→ THE PROBLEM
Do not repeat pictures. Repeat exactly the lines of the listing below from its first line through the line with "yticks = [21500, 22000, 22500, 23000]".

┌──

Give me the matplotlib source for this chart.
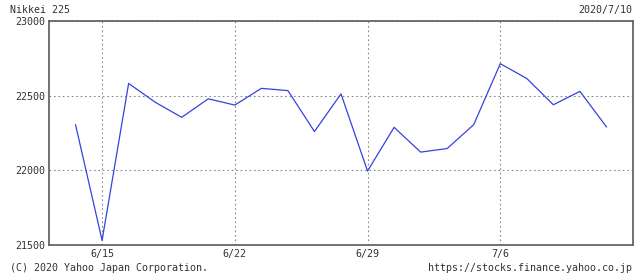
import matplotlib
matplotlib.use("Agg")
import matplotlib.pyplot as plt

# Nikkei 225 closes, trading days 6/12 .. 7/10
dates = ["6/12", "6/15", "6/16", "6/17", "6/18", "6/19",
         "6/22", "6/23", "6/24", "6/25", "6/26",
         "6/29", "6/30", "7/1", "7/2", "7/3",
         "7/6", "7/7", "7/8", "7/9", "7/10"]
closes = [22305, 21531, 22582, 22456, 22355, 22479,
          22437, 22549, 22534, 22260, 22512,
          21995, 22288, 22122, 22146, 22306,
          22714, 22615, 22439, 22529, 22291]
tick_dates = ["6/15", "6/22", "6/29", "7/6"]
yticks = [21500, 22000, 22500, 23000]

W, H = 638, 277
fig = plt.figure(figsize=(W / 100, H / 100), dpi=100)
ax = fig.add_axes([49 / W, (H - 245) / H, (633 - 49) / W, (245 - 21) / H])

x = list(range(len(dates)))
ax.plot(x, closes, color="#3344dd", lw=0.9)

ax.set_xlim(-1, len(dates))
ax.set_ylim(21500, 23000)
ax.set_xticks([dates.index(d) for d in tick_dates])
ax.set_xticklabels(tick_dates)
ax.set_yticks(yticks)
ax.set_yticklabels([str(v) for v in yticks])
ax.tick_params(length=0, labelsize=7.2, colors="#333333", pad=3)
for lab in ax.get_xticklabels() + ax.get_yticklabels():
    lab.set_family("DejaVu Sans Mono")
ax.grid(True, color="#888888", linestyle=(0, (1.5, 2.5)), lw=0.8)
for s in ax.spines.values():
    s.set_color("#666666")
    s.set_linewidth(1.3)

mono = "DejaVu Sans Mono"
fs = 7.2
fig.text(10 / W, 1 - 10 / H, "Nikkei 225", ha="left", va="center",
         fontsize=fs, family=mono, color="#333333")
fig.text(632 / W, 1 - 10 / H, "2020/7/10", ha="right", va="center",
         fontsize=fs, family=mono, color="#333333")
fig.text(10 / W, 1 - 268 / H, "(C) 2020 Yahoo Japan Corporation.", ha="left",
         va="center", fontsize=fs, family=mono, color="#333333")
fig.text(632 / W, 1 - 268 / H, "https://stocks.finance.yahoo.co.jp", ha="right",
         va="center", fontsize=fs, family=mono, color="#333333")

fig.savefig("out.png", dpi=100)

└──

→ WRITTEN RESPONSE
Give me the matplotlib source for this chart.
import matplotlib
matplotlib.use("Agg")
import matplotlib.pyplot as plt

# Nikkei 225 closes, trading days 6/12 .. 7/10
dates = ["6/12", "6/15", "6/16", "6/17", "6/18", "6/19",
         "6/22", "6/23", "6/24", "6/25", "6/26",
         "6/29", "6/30", "7/1", "7/2", "7/3",
         "7/6", "7/7", "7/8", "7/9", "7/10"]
closes = [22305, 21531, 22582, 22456, 22355, 22479,
          22437, 22549, 22534, 22260, 22512,
          21995, 22288, 22122, 22146, 22306,
          22714, 22615, 22439, 22529, 22291]
tick_dates = ["6/15", "6/22", "6/29", "7/6"]
yticks = [21500, 22000, 22500, 23000]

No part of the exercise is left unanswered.